Now that you’re ready to talk calmly about your anger, how do you word it? Use these tips for help.

  1. Speak from self-compassion, not blame. Share what’s happened for you, calmly without accusations. Complaining is different from criticizing or blaming your partner for the way things are. A criticism is harsh: “You said you’d call me and you never did. Why did you lie to me?” A more helpful complaint is “We agreed you would call me after dinner. I never heard from you and I waited. It’s really bothering me.”
  2. Listen to clean anger and avoid dirty anger. Good clean anger can inspire you to discuss things calmly in order to make your relationship better. Dirty anger is hurtful. It includes eye rolling, mocking, dismissing, shaming or put-downs. Hurtful anger focuses on saying insulting or damaging things while expressing your feelings. Clean anger intends to strengthen your relationship. It is never to hurt. Clean anger may sound forceful, but it isn’t scary.

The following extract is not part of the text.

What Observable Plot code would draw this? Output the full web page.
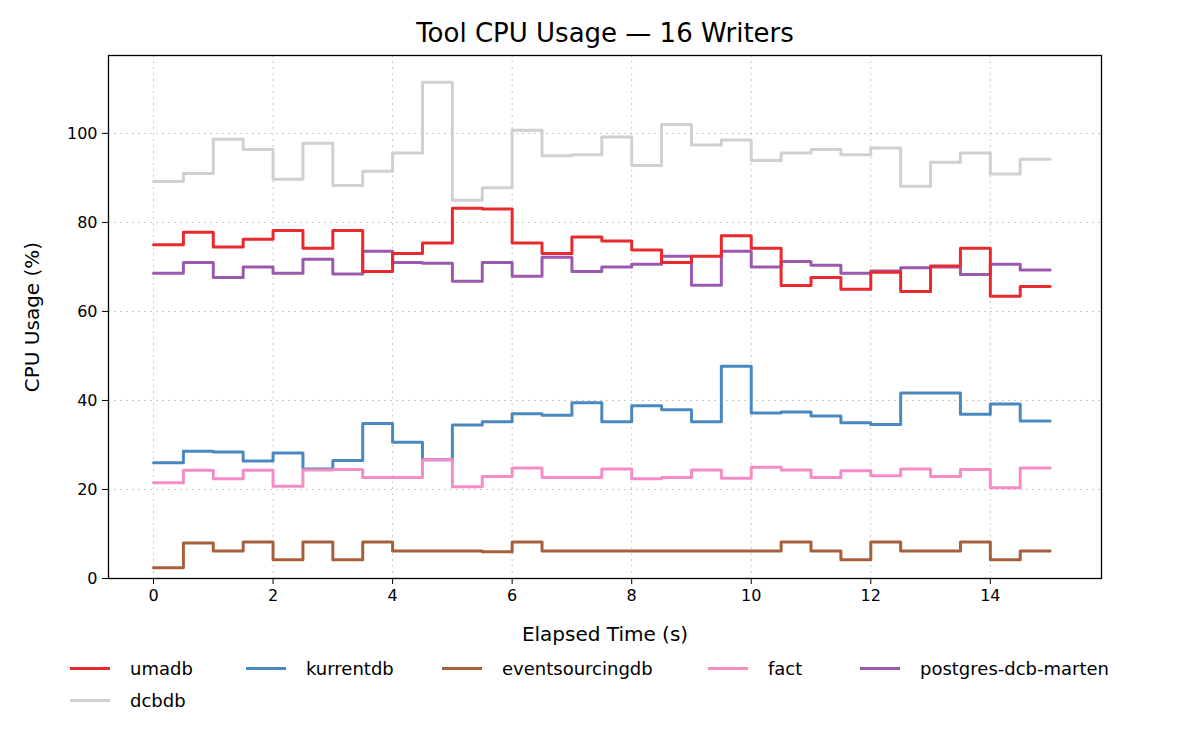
<!DOCTYPE html>
<html><head><meta charset="utf-8">
<script src="https://cdn.jsdelivr.net/npm/d3@7"></script>
<script src="https://cdn.jsdelivr.net/npm/@observablehq/plot@0.6"></script>
<style>
body{margin:0;background:#fff;font-family:"DejaVu Sans",sans-serif;}
#wrap{position:relative;width:1200px;height:750px;}
#title{position:absolute;top:18px;left:0;width:1210px;text-align:center;font-size:26px;color:#000;}
#chart{position:absolute;top:0;left:0;}
.leg{position:absolute;font-size:18px;display:flex;align-items:center;}
.leg span.sw{display:inline-block;width:40px;height:0;border-top:3.5px solid;margin-right:20px;}
</style></head><body>
<div id="wrap"><div id="title">Tool CPU Usage — 16 Writers</div><div id="chart"></div></div>
<script>
const times = d3.range(0, 15.01, 0.5);
const seriesNames = ["umadb","kurrentdb","eventsourcingdb","fact","postgres-dcb-marten","dcbdb"];
const colors = ["#e8292e","#4a89c0","#a65f3a","#f58cc6","#9b59ad","#d0d0d0"];
const umadb = [75,77.8,74.5,76.2,78.2,74.2,78.2,69,73,75.4,83.2,83,75.4,73,76.7,75.8,73.8,71,72.4,77,74.2,65.8,67.6,65,68.8,64.5,70.2,74.2,63.4,65.6,65.6];
const kurrentdb = [26,28.6,28.4,26.4,28.2,24.6,26.5,34.8,30.6,26.7,34.5,35.2,37,36.7,39.5,35.2,38.8,37.9,35.2,47.7,37.2,37.4,36.5,35,34.6,41.7,41.7,36.9,39.2,35.4,35.4];
const eventsourcingdb = [2.4,8,6.2,8.2,4.2,8.2,4.2,8.2,6.2,6.2,6.2,6.0,8.2,6.2,6.2,6.2,6.2,6.2,6.2,6.2,6.2,8.2,6.2,4.2,8.2,6.2,6.2,8.2,4.2,6.2,6.2];
const fact = [21.5,24.3,22.4,24.3,20.7,24.4,24.5,22.7,22.7,26.7,20.6,22.9,24.8,22.7,22.7,24.6,22.4,22.7,24.4,22.5,25,24.4,22.7,24.2,23.1,24.6,22.9,24.5,20.4,24.8,24.8];
const marten = [68.6,71,67.6,70,68.6,71.7,68.4,73.5,71,70.8,66.8,71,67.9,72.2,69,70,70.6,72.4,65.9,73.5,70,71.2,70.4,68.6,69.1,69.8,70,68.3,70.6,69.3,69.3];
const dcbdb = [89.2,91,98.7,96.4,89.7,97.8,88.3,91.5,95.6,111.5,85,87.8,100.7,95,95.2,99.2,92.8,102,97.4,98.5,93.9,95.6,96.4,95.2,96.7,88.1,93.5,95.6,90.9,94.2,94.2];
const values = [umadb,kurrentdb,eventsourcingdb,fact,marten,dcbdb];
const drawOrder = ["dcbdb","postgres-dcb-marten","umadb","kurrentdb","fact","eventsourcingdb"];
const rows = [];
drawOrder.forEach(n=>{const i=seriesNames.indexOf(n); times.forEach((t,j)=>rows.push({t,v:values[i][j],s:n}));});
const plot = Plot.plot({
  width:1200,height:655,marginTop:55,marginBottom:77,marginLeft:108,marginRight:99,
  style:{fontFamily:"DejaVu Sans",fontSize:"16px",color:"#000",background:"transparent"},
  x:{domain:[-0.753,15.86],ticks:d3.range(0,15,2),tickSize:6,tickPadding:5,label:"Elapsed Time (s)",labelAnchor:"center",labelArrow:"none",labelOffset:62,grid:false},
  y:{domain:[0,117.5],ticks:[0,20,40,60,80,100],tickSize:6,tickPadding:5,label:"CPU Usage (%)",labelAnchor:"center",labelArrow:"none",labelOffset:84},
  color:{domain:seriesNames,range:colors},
  marks:[
    Plot.gridX(d3.range(0,15,2),{stroke:"#b0b0b0",strokeOpacity:0.7,strokeDasharray:"2,4"}),
    Plot.gridY([0,20,40,60,80,100],{stroke:"#b0b0b0",strokeOpacity:0.7,strokeDasharray:"2,4"}),
    Plot.line(rows,{x:"t",y:"v",z:"s",stroke:"s",strokeWidth:3,curve:"step-after"}),
    Plot.frame({stroke:"#000",strokeWidth:1.3})
  ]
});
plot.querySelectorAll('[aria-label="x-axis tick label"] text, [aria-label="y-axis tick label"] text').forEach(t=>t.style.fontSize="16px");
plot.querySelectorAll('[aria-label="x-axis tick label"], [aria-label="y-axis tick label"]').forEach(g=>g.setAttribute("font-size","16"));
plot.querySelectorAll('[aria-label="x-axis label"], [aria-label="y-axis label"]').forEach(g=>{g.style.fontSize="20px";g.setAttribute("font-size","20");});
document.getElementById("chart").appendChild(plot);
const legPos = [[70,658],[246,658],[442,658],[708,658],[860,658],[70,690]];
const wrap=document.getElementById("wrap");
seriesNames.forEach((n,i)=>{const d=document.createElement("div");d.className="leg";d.style.left=legPos[i][0]+"px";d.style.top=legPos[i][1]+"px";
 d.innerHTML=`<span class="sw" style="border-color:${colors[i]}"></span>${n}`;wrap.appendChild(d);});
</script></body></html>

  3. Listen to your inner voice to help you speak softly and truthfully from the heart.
  4. Keep it friendly. Keep the discussion civil and openhearted to avoid making your partner feel threatened. Couples who nurture fond regard and kept positive feelings going toward each other tend to have the most satisfying and long-lasting relationships, Gottman
  5. Show you are listening. This shows you are allowing your partner’s point of view to influence how you think. Considering each other’s viewpoints helps you both feel seen and understood. You don’t have to agree or comply with everything your partner says. But seeking common ground and respecting your partner’s point of view makes your relationship feel good for both of you.

No matter how much we love someone, love doesn’t stay strong automatically. People who enjoy lasting love are those who rebuild love. They don’t always understand each other. But they choose to nurture, to turn toward each other, and build on the positive. They don’t always get it right. But they keep trying until they do.